Sen. Manchin says he’s not ready to back Biden’s $1.75 trillion budget package

Sen. Joe Manchin has announced he cannot yet support the $1.75 trillion framework for President Biden’s social spending package that congressional Democrats were hoping to push through this week.

“I will not support a bill that is this consequential without thoroughly understanding the impact that it will have on our national debt, our economy and most importantly, all of our American people,” the West Virginia Democrat said during a news conference Monday afternoon.

Manchin cited concerns over inflation and the use of what he described as “budget gimmicks” in the framework, saying the ultimate cost of the package could be twice as large if various programs are extended.

His announcement is a blow to Democrats who wanted to bring to the floor this week a vote on both the bipartisan infrastructure deal and the social spending package, which would fulfill major priorities of the Biden administration.

In response to Manchin’s announcement Monday, White House press secretary Jen Psaki said the plan the House is finalizing will meet Manchin’s call for a “fiscally responsible” bill.

“Experts agree: Seventeen Nobel Prize-winning economists have said it will reduce inflation,” she said in a statement. “As a result, we remain confident that the plan will gain Senator Manchin’s support.”

Manchin calls for an infrastructure vote instead

Manchin instead urged House Democrats to pass the Senate-approved bipartisan infrastructure deal on its own. That legislation includes significant investments in roads, bridges, railways and broadband internet.

Congressional Democratic leaders have been trying to pass the social spending package and the infrastructure bill in tandem, to keep progressive members of the conference satisfied.
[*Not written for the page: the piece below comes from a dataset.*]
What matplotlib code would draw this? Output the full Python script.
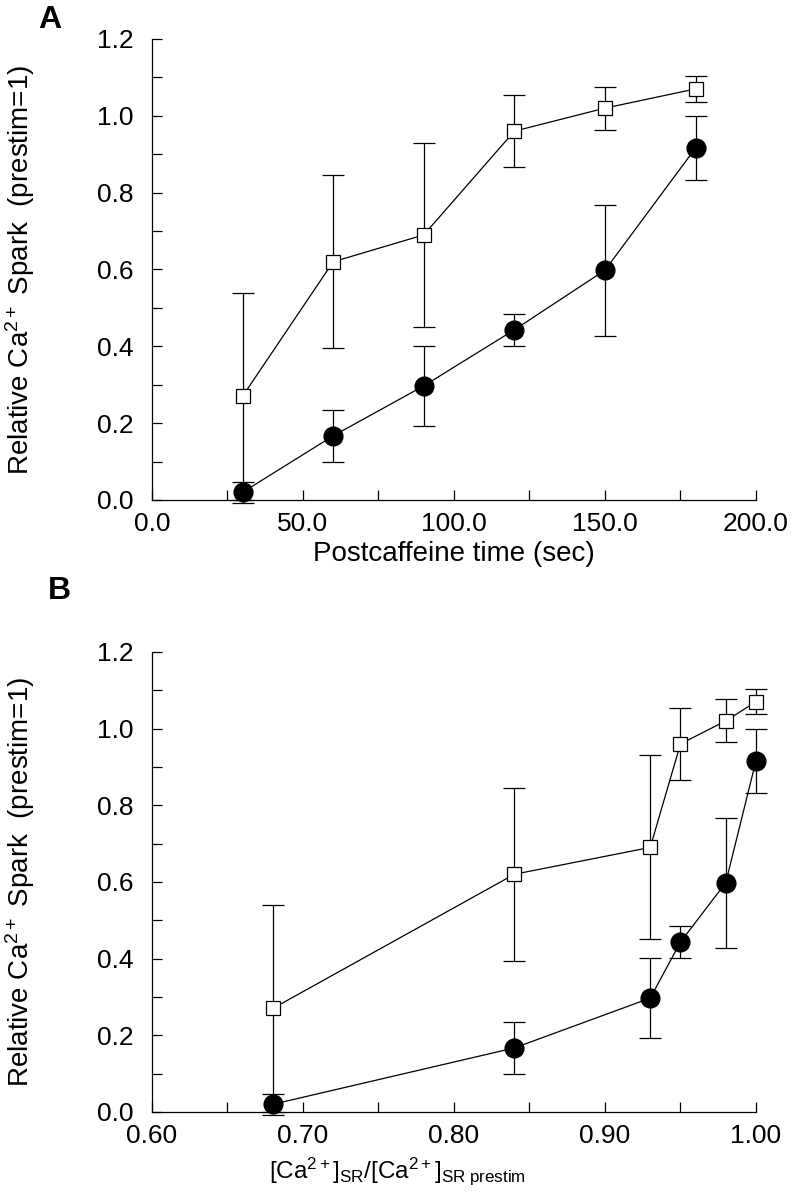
import matplotlib.pyplot as plt
from matplotlib.ticker import MultipleLocator, FormatStrFormatter

plt.rcParams['font.family'] = ['Liberation Sans', 'DejaVu Sans']
plt.rcParams['mathtext.fontset'] = 'custom'
plt.rcParams['mathtext.rm'] = 'Liberation Sans'
plt.rcParams['mathtext.it'] = 'Liberation Sans:italic'

# data
time_sec = [30, 60, 90, 120, 150, 180]
ca_ratio = [0.68, 0.84, 0.93, 0.95, 0.98, 1.00]
open_vals = [0.27, 0.62, 0.69, 0.96, 1.02, 1.07]
open_err = [0.27, 0.225, 0.24, 0.093, 0.056, 0.033]
filled_vals = [0.02, 0.167, 0.297, 0.443, 0.598, 0.916]
filled_err = [0.027, 0.067, 0.105, 0.041, 0.17, 0.083]

ylabel = 'Relative Ca$^{2+}$ Spark  (prestim=1)'


def draw_panel(ax, x, xlim, major, minor, fmt, xlabel, xlabel_size):
    # open squares first, filled circles on top
    ax.errorbar(x, open_vals, yerr=open_err, color='black', lw=0.9, elinewidth=0.9,
                capsize=8, capthick=0.9, marker='s', ms=10.5, mfc='white', mec='black',
                mew=0.9, clip_on=False, zorder=3)
    ax.errorbar(x, filled_vals, yerr=filled_err, color='black', lw=0.9, elinewidth=0.9,
                capsize=8, capthick=0.9, marker='o', ms=13.5, mfc='black', mec='black',
                clip_on=False, zorder=4)

    ax.set_xlim(*xlim)
    ax.set_ylim(0, 1.2)
    ax.xaxis.set_major_locator(MultipleLocator(major))
    ax.xaxis.set_minor_locator(MultipleLocator(minor))
    ax.xaxis.set_major_formatter(FormatStrFormatter(fmt))
    ax.yaxis.set_major_locator(MultipleLocator(0.2))
    ax.yaxis.set_minor_locator(MultipleLocator(0.1))
    ax.yaxis.set_major_formatter(FormatStrFormatter('%.1f'))

    for side in ['top', 'right']:
        ax.spines[side].set_visible(False)
    for side in ['left', 'bottom']:
        ax.spines[side].set_linewidth(0.9)

    ax.tick_params(which='both', direction='in', length=7, width=0.9, labelsize=19)
    ax.tick_params(axis='y', which='both', pad=13)
    ax.tick_params(axis='x', which='both', pad=9)

    ax.set_ylabel(ylabel, fontsize=20)
    ax.set_xlabel(xlabel, fontsize=xlabel_size)


fig = plt.figure(figsize=(7.97, 11.99), dpi=100)
ax_a = fig.add_axes([0.1907, 0.5830, 0.7578, 0.3845])
ax_b = fig.add_axes([0.1907, 0.0726, 0.7578, 0.3837])

draw_panel(ax_a, time_sec, (0, 200), 50, 25, '%.1f', 'Postcaffeine time (sec)', 20)
draw_panel(ax_b, ca_ratio, (0.6, 1.0), 0.1, 0.05, '%.2f',
           r'$[\mathrm{Ca}^{2+}]_{\mathrm{SR}}/[\mathrm{Ca}^{2+}]_{\mathrm{SR\ prestim}}$', 17.5)

ax_a.yaxis.set_label_coords(-0.19, 0.5)
ax_b.yaxis.set_label_coords(-0.19, 0.5)
ax_a.xaxis.set_label_coords(0.5, -0.088)
ax_b.xaxis.set_label_coords(0.407, -0.095)

fig.text(0.063, 0.983, 'A', fontsize=23, fontweight='bold', ha='center', va='center')
fig.text(0.075, 0.507, 'B', fontsize=23, fontweight='bold', ha='center', va='center')

fig.savefig('out.png', dpi=100)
Progressive lawmakers have long voiced concerns that should the House pass the bipartisan infrastructure deal on its own, more moderate members could back out of the larger social spending package. Democrats are attempting to pass that package through a process called budget reconciliation, which requires every senator who caucuses with the Democrats to be on board.
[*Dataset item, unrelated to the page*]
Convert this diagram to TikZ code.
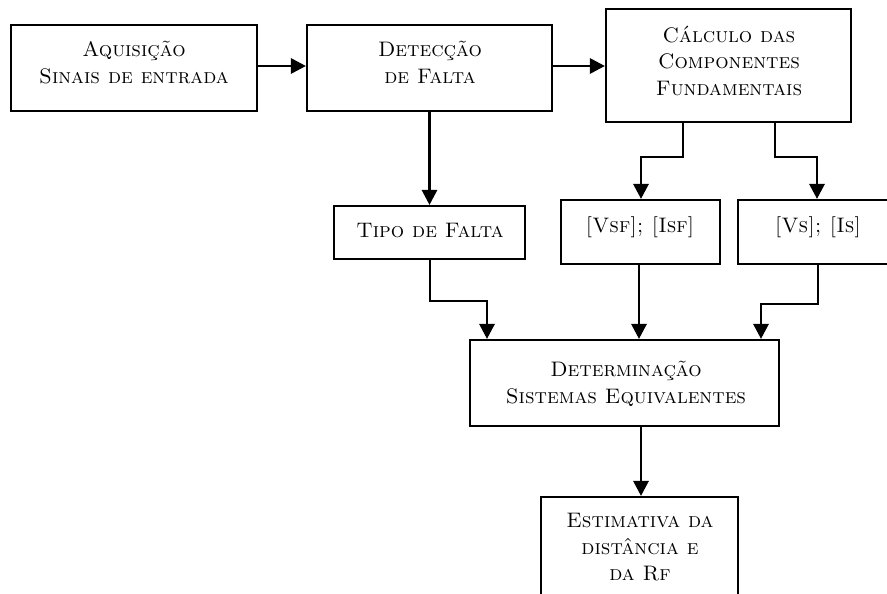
\documentclass[tikz,border=0pt]{standalone}
\usepackage{fontspec}
\usetikzlibrary{arrows.meta,calc}
\begin{document}
\begin{tikzpicture}[x=1pt,y=-1pt,
  box/.style={draw,line width=2.1pt,rectangle,inner sep=0pt},
  txt/.style={align=center,font=\fontsize{21}{26.5}\selectfont\scshape,inner sep=0pt},
  arr/.style={line width=2.9pt,-{Triangle[length=15pt,width=15pt]}}]
\useasboundingbox (0,0) rectangle (887,594);
% boxes
\node[box,minimum width=246pt,minimum height=86pt] (aq) at (134,68) {};
\node[box,minimum width=245pt,minimum height=86pt] (det) at (429.5,68) {};
\node[box,minimum width=245pt,minimum height=113pt] (cal) at (728.5,65.5) {};
\node[box,minimum width=191pt,minimum height=53pt] (tipo) at (429.5,232.5) {};
\node[box,minimum width=159pt,minimum height=64pt] (vsf) at (640.5,232) {};
\node[box,minimum width=160pt,minimum height=64pt] (vs) at (818,232) {};
\node[box,minimum width=309pt,minimum height=86pt] (deq) at (624.5,383) {};
\node[box,minimum width=197pt,minimum height=120pt] (est) at (639.5,557) {};
% texts
\node[txt] (taq) at (134,62.5) {Aquisição\\Sinais de entrada};
\node[txt] (tdet) at (430,62.5) {Detecção\\de Falta};
\node[txt] (tcal) at (729,60.5) {Cálculo das\\Componentes\\Fundamentais};
\node[txt] (ttipo) at (430,231) {Tipo de Falta};
\node[txt] (tvsf) at (640,227) {[Vsf]; [Isf]};
\node[txt] (tvs) at (818,227) {[Vs]; [Is]};
\node[txt] (tdeq) at (626,384) {Determinação\\Sistemas Equivalentes};
\node[txt] (test) at (640,547.5) {Estimativa da\\distância e\\da Rf};
% helper coordinates
\coordinate (y1) at (0,66);
\coordinate (c1) at (683,157);
\coordinate (c2) at (641,157);
\coordinate (c3) at (775,157);
\coordinate (c4) at (817,157);
\coordinate (t1) at (430,301);
\coordinate (t2) at (487,301);
\coordinate (v1) at (818,304);
\coordinate (v2) at (761,304);
% connectors
\draw[arr] (aq.east |- y1) -- (det.west |- y1);
\draw[arr] (det.east |- y1) -- (cal.west |- y1);
\draw[arr] (det.south) -- (tipo.north);
\draw[arr] (cal.south -| c1) -- (c1) -- (c2) -- (vsf.north -| c2);
\draw[arr] (cal.south -| c3) -- (c3) -- (c4) -- (vs.north -| c4);
\draw[arr] (tipo.south -| t1) -- (t1) -- (t2) -- (deq.north -| t2);
\draw[arr] (vsf.south -| 639,0) -- (deq.north -| 639,0);
\draw[arr] (vs.south -| v1) -- (v1) -- (v2) -- (deq.north -| v2);
\draw[arr] (deq.south -| 641,0) -- (est.north -| 641,0);
\end{tikzpicture}
\end{document}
“There are some House Democrats who say they can’t support this infrastructure package until they get my commitment on the reconciliation legislation. It is time to vote on the [infrastructure] bill, up or down and then go home and explain to your constituents the decision you made,” Manchin said. “Holding this bill hostage is not going to work in getting my support for regular reconciliation bill.”

The moderates’ influence on the process

This isn’t the first time Manchin’s concerns have thrown a wrench into Democrats’ plans.

The initial price tag of the reconciliation package was $3.5 trillion. Manchin made clear he could only support something roughly half that side, prompting Democrats to negotiate ways to whittle down the size and scope of the package in order to make it palatable to Manchin, and fellow centrist Sen. Krysten Sinema.

Biden pitched the framework of the slimmed-down plan to House Democrats in a visit to Capitol Hill last week. The plan still includes universal pre-K, investments in affordable housing, significant investments to address climate change and an additional year of the expanded monthly child tax credit. It no longer includes paid family leave, free community college, and measures to lower the cost of prescription drugs.